### The Eureka moment of further discovery.

Seven years later in 1985, when looking through some of my ideas, I came across my unresolved number cube and had another look, this time considering another math, true to the math of the original square but not based on * multiplying *numbers. I suddenly found the secret and actually shouted Eureka out loud, as the whole inner number arrangement fell into place, within a matter of minutes. As I discovered throughout my life, lateral thinking moments are instantaneous, and the time taken afterward, even minutes as above, is the time required to check this instantaneous information spike, against the whole puzzle.

I used the second true logic of the ‘Arabic’ number square i.e *adding *the outer numbers on the X and Y axes with the inner numbers along each column to reveal the numbers within each inner layer (or level) of the cube. However to obtain the inner numbers, the only starting point, having only the outer numbers known for each layer, was the addition of the second numbers along both axes. For example, as shown in the diagramme for the Second Layer (or level) below, the outer numbers are 2, 4, 6, 8, 1, 3, 5, 7 from each corner of the X and Y axes. To start, the way I found to calculate the inner numbers, was to add the second outer numbers from each corner i.e. 4 + 4 = 8 and 5 + 5 = 10 and 1 + 0 = 1. Once the two of these four inner corner numbers (i.e. 8 and 1) are established, the remaining inner numbers can revealed by adding the outer number to this number to obtain the next number in the column (eg 4 + 8 = 12 = 1 + 2 = 3), and then to add the same outer number with this new number to reveal the next ( eg 4 + 3 = 7) and so forth along both axes, resulting in all numbers being revealed for each layer of the cube. I also noticed at this point that the outer numbers doubled become the next numbers in.

I find it to be a most fortunate coincidence that the first *inner* corner numbers (for example numbers 1 and 8 in the Second layer) are achievable from two different calculations. For example the number 1 is achieved by adding the second number in from the bottom left corner i.e. 5 + 5 = 10 = 1 + 0 = **1** but is also achieved by adding the outer 4, at the top of the same column, with the preceding number 6 i.e. 4 + 6 = 10 = 1 + 0 = **1. **The *adding* logic of the initial square follows through all inner layers (levels) of the cube.

The layout pattern for each number changes for each layer, but the number couplings remain true and constant through the cube i.e. 1 with 8, 2 with 7, 3 with 6 and 4 with 5. Note that these numbers work right through the cube, identically from all six faces of the cube. The number 9 forms a complete outer shell of 9’s around the cube.

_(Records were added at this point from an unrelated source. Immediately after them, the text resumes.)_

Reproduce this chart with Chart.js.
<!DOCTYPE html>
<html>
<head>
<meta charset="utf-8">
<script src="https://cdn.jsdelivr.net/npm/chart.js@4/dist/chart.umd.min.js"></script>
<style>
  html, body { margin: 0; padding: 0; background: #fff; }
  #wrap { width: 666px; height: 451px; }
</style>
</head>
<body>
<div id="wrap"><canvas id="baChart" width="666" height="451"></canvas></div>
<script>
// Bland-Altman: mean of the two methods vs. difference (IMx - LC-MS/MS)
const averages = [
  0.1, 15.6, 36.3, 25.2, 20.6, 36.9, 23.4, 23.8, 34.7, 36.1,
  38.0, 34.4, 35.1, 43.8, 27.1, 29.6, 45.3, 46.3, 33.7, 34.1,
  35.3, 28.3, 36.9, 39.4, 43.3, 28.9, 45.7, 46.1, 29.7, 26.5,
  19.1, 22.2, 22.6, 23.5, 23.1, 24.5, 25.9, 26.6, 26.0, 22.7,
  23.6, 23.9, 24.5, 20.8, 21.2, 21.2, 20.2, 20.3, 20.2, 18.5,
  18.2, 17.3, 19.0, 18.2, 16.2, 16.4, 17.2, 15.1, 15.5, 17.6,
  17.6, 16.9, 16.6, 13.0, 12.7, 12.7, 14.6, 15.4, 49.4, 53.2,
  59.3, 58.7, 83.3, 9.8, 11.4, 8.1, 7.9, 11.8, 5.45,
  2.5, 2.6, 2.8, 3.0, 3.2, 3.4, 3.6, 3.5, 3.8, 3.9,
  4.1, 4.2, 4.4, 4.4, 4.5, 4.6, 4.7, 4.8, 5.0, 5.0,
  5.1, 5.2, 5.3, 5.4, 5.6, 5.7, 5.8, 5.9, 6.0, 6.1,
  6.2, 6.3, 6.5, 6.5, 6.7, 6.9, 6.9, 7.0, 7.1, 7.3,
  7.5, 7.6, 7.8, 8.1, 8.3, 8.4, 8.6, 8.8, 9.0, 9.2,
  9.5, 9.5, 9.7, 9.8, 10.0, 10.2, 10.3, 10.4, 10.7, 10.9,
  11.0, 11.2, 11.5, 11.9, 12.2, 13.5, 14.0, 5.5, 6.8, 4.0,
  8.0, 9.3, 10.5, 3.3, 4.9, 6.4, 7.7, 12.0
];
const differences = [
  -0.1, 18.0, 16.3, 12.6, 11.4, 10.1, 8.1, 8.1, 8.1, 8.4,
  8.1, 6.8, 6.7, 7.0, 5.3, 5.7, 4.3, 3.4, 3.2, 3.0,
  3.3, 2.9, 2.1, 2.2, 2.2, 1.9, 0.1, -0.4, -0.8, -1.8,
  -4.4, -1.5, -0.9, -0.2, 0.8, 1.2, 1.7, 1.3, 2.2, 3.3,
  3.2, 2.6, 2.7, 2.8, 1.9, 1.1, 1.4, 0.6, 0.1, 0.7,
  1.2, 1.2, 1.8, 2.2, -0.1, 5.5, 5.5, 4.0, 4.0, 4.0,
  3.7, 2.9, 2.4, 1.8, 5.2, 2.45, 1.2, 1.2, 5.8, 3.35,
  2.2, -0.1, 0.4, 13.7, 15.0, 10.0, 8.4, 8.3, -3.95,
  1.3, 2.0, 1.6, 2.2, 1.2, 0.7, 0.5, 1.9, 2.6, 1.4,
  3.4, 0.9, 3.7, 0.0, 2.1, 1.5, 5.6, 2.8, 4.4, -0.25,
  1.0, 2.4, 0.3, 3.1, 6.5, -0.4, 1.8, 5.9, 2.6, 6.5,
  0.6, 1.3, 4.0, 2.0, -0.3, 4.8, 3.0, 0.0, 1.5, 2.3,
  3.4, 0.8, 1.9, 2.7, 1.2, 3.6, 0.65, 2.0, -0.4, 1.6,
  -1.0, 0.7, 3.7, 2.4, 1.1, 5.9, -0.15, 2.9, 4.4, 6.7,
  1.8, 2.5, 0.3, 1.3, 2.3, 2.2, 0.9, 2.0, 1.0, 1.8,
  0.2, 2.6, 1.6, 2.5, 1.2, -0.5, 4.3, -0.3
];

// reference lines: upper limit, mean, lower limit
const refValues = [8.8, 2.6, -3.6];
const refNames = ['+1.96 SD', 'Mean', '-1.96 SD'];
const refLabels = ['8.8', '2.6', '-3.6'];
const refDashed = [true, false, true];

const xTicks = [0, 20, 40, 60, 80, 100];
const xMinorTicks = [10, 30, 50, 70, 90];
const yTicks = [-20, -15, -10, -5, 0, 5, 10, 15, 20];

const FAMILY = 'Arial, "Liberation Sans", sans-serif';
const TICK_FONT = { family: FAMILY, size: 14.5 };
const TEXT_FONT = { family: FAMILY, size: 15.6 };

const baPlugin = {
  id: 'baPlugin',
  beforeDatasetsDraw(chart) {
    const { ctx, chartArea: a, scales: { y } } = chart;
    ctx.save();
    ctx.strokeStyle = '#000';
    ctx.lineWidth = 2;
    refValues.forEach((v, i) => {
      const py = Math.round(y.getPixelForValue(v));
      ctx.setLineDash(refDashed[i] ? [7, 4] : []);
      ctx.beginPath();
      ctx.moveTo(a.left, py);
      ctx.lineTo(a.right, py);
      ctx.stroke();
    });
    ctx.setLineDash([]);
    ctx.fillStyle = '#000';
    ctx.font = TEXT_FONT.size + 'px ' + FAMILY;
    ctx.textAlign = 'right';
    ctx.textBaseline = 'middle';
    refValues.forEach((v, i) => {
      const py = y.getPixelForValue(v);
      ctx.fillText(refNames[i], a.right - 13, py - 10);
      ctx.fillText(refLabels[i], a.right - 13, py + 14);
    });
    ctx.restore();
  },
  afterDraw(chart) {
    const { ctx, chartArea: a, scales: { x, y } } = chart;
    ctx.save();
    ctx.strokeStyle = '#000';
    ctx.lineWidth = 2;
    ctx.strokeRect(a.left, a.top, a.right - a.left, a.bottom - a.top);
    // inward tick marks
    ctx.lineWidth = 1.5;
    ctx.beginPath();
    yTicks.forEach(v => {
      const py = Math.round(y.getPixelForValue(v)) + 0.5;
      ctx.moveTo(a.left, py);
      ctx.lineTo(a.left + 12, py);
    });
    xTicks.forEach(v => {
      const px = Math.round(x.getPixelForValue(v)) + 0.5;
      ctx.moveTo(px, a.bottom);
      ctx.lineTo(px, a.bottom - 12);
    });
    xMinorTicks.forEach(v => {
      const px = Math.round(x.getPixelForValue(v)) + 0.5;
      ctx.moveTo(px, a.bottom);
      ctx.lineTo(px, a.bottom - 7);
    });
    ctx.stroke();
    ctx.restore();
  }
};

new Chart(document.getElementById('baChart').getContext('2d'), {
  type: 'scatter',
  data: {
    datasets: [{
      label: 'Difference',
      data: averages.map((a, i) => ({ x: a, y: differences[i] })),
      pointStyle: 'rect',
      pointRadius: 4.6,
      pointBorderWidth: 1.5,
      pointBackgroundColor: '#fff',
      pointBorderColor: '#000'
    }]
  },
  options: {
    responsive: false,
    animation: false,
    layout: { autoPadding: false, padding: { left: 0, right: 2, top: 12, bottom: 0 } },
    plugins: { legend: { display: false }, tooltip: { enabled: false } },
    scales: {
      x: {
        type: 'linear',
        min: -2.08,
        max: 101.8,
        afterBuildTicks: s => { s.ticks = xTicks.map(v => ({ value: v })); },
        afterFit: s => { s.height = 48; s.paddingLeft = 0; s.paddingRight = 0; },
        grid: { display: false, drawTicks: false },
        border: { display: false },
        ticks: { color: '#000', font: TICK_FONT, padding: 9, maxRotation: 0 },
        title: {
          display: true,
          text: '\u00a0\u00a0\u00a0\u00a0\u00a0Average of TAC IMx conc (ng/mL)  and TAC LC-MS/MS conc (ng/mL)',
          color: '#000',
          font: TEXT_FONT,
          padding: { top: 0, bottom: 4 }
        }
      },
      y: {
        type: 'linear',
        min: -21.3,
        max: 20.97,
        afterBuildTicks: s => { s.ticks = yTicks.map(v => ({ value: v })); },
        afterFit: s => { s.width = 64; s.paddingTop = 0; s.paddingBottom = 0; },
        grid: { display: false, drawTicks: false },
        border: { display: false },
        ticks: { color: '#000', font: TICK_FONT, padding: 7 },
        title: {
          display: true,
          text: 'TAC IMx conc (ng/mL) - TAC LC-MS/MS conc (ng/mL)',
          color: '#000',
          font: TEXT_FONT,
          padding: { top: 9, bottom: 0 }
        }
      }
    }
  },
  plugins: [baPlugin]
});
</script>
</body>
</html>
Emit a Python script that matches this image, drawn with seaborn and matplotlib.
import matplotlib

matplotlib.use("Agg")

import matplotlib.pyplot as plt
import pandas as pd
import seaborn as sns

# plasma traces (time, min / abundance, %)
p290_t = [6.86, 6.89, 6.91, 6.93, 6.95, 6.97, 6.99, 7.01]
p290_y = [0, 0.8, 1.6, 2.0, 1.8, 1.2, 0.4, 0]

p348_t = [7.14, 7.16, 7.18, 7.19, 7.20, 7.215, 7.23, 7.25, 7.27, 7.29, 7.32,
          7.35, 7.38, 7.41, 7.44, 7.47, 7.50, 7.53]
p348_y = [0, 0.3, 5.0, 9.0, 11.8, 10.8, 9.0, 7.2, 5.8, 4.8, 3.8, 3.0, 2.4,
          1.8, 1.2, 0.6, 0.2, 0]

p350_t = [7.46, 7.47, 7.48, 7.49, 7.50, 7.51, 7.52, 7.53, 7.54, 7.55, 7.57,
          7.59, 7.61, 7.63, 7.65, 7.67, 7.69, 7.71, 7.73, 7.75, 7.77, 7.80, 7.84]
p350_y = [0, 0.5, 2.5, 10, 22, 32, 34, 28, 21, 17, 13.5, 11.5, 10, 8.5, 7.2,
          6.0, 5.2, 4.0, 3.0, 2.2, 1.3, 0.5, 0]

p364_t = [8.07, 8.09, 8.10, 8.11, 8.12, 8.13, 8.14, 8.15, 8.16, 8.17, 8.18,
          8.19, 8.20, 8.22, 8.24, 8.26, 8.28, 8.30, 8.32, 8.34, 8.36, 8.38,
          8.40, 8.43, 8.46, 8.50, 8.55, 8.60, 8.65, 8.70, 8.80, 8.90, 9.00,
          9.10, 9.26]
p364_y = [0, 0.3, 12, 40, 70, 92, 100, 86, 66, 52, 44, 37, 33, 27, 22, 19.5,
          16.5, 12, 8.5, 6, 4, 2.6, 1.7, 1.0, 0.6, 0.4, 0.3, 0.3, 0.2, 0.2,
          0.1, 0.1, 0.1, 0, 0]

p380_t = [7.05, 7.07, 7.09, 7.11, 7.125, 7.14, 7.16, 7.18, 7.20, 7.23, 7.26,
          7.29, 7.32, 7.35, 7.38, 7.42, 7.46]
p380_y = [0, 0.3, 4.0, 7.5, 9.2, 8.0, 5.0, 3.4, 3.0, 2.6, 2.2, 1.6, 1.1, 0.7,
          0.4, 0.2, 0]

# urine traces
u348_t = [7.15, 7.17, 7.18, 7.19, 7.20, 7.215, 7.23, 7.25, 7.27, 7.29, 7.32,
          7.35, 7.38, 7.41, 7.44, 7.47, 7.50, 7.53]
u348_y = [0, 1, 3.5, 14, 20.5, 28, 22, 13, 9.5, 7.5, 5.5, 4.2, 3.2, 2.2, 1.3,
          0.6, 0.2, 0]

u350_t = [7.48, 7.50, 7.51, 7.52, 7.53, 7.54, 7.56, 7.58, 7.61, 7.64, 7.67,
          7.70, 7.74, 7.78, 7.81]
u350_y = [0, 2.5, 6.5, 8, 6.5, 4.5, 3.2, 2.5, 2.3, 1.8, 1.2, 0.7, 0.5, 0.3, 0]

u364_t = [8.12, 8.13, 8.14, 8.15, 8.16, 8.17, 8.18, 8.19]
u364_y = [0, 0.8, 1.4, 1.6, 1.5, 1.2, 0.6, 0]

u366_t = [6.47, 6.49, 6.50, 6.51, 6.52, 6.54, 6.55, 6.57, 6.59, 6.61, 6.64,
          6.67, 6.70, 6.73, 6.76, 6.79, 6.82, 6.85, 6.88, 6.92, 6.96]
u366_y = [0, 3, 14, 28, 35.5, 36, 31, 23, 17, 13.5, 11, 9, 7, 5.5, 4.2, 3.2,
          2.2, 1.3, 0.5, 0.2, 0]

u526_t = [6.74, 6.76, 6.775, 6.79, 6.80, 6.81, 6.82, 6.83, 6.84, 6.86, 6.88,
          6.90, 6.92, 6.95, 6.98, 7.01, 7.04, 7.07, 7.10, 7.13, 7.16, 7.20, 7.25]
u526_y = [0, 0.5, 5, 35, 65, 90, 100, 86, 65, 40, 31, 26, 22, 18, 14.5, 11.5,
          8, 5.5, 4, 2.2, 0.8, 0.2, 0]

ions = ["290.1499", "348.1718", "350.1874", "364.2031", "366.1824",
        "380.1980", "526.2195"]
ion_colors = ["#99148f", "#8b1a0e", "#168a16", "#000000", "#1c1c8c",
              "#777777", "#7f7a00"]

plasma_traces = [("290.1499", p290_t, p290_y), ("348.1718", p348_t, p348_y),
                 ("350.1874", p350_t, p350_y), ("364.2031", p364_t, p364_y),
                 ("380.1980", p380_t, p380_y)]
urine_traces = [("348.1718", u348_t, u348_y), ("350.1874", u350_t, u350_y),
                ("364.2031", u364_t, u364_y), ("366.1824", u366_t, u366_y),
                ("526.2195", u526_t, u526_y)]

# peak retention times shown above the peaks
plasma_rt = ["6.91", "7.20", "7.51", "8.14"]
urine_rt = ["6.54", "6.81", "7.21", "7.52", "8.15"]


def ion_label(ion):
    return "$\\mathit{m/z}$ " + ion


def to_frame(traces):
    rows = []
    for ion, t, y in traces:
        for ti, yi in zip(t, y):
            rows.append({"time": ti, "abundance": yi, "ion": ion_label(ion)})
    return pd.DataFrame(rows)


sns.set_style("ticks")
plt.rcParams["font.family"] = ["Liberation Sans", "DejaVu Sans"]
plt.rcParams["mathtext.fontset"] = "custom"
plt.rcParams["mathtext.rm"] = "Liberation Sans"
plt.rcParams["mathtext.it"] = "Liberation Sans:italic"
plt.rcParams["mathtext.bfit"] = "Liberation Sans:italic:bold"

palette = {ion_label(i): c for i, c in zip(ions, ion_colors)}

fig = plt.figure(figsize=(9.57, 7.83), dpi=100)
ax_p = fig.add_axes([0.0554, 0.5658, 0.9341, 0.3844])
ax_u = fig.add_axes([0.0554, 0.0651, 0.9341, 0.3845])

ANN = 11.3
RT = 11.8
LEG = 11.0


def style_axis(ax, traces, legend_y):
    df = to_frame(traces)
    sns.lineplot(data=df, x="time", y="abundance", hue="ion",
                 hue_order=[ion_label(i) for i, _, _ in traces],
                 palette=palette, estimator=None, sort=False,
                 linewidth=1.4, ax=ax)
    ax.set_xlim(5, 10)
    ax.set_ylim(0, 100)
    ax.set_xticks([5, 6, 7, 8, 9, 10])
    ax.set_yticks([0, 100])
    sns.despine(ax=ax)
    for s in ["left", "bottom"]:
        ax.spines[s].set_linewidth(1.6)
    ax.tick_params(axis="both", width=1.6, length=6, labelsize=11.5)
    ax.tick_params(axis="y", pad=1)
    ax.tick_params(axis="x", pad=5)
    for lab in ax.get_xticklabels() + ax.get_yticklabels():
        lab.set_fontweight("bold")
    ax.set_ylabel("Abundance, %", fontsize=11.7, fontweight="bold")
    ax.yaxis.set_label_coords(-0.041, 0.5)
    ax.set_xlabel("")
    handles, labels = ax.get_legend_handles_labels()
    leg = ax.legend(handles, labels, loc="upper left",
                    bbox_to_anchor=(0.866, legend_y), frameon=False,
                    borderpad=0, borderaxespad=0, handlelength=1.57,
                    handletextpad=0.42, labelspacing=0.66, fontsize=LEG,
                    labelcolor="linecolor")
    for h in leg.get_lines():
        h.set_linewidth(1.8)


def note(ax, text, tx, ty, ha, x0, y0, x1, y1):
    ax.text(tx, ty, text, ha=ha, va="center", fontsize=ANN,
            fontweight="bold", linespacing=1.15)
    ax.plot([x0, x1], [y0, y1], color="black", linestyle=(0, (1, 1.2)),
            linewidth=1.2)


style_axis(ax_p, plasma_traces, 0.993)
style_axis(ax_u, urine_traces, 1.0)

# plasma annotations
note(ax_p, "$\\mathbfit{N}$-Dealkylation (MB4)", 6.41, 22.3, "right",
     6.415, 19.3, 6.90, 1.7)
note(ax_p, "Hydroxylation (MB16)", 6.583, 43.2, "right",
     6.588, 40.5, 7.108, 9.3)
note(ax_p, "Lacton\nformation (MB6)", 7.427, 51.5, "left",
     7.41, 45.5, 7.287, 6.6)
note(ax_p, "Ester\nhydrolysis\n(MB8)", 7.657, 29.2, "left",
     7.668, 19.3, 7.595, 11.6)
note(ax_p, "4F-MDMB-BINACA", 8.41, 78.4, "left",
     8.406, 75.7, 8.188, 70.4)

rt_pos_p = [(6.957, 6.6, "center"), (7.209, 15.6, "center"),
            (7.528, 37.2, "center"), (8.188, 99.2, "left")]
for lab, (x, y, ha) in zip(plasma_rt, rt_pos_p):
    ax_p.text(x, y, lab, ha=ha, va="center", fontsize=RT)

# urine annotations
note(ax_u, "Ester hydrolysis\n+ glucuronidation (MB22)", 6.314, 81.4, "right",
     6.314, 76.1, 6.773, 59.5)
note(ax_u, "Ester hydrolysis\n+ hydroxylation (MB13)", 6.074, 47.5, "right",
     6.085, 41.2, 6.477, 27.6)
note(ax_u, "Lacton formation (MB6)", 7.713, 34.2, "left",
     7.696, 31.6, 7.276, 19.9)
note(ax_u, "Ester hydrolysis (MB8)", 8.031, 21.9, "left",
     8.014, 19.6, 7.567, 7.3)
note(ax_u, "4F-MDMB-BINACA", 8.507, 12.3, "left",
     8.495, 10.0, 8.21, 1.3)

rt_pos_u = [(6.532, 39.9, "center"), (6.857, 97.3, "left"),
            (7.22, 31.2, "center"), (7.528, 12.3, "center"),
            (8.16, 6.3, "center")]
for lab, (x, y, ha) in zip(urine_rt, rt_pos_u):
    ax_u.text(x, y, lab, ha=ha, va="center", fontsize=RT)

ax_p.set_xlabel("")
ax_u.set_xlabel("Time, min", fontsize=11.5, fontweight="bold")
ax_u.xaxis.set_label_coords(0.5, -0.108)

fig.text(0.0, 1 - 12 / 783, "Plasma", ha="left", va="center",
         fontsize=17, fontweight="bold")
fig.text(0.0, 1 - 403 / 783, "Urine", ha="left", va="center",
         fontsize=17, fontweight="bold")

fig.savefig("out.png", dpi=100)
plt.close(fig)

The following images are shown as the levels of each layer of the cube in slices, starting with the amended ‘Arabic’ magic square as level one (note that level zero and level nine, shown last, are the outer shell faces of the Ant Cube and consist of all nines) through to level nine, which is ten layers or levels in all. Whichever way you turn the cube, these levels apply equally from top to bottom, bottom to top and any side to opposite side. The 1000 number cube is multi directional without any numbers clashing. Remember that these numbers have not been made up, but are inherent in the mathematics that I deduced from the original ‘Arabic’ Magic Square*, into three dimensions*.

In the image layouts below, Level one is the multi-directional square based on the ‘Arabic’ Magic Square but with the full perimeter of 9’s that I deduced from this number square. I have used colours to highlight the number patterns of each number. The coupling numbers are in contrasting colour for ease of identification.

**The Structural Quality of Number 9**: The number nine, apart from forming a complete outer shell around the cube, reveals another major difference from the pattern layouts of the other numbers; the inner four nines shown in the original 2D magic square, repeated on each of the six faces of the cube, run through the 3D cube in straight rods, from face to face, each rod of 9’s intersecting at two points within the cube and connecting with the outer shell. These twelve rods (note that the two opposite faces of the cube each share the same four rods of the number 9, so effectively there is a structure of three lots of four rods = twelve rods and not six lots of four rods = twenty four rods) become the connecting **structure** around which the other number couplings sit.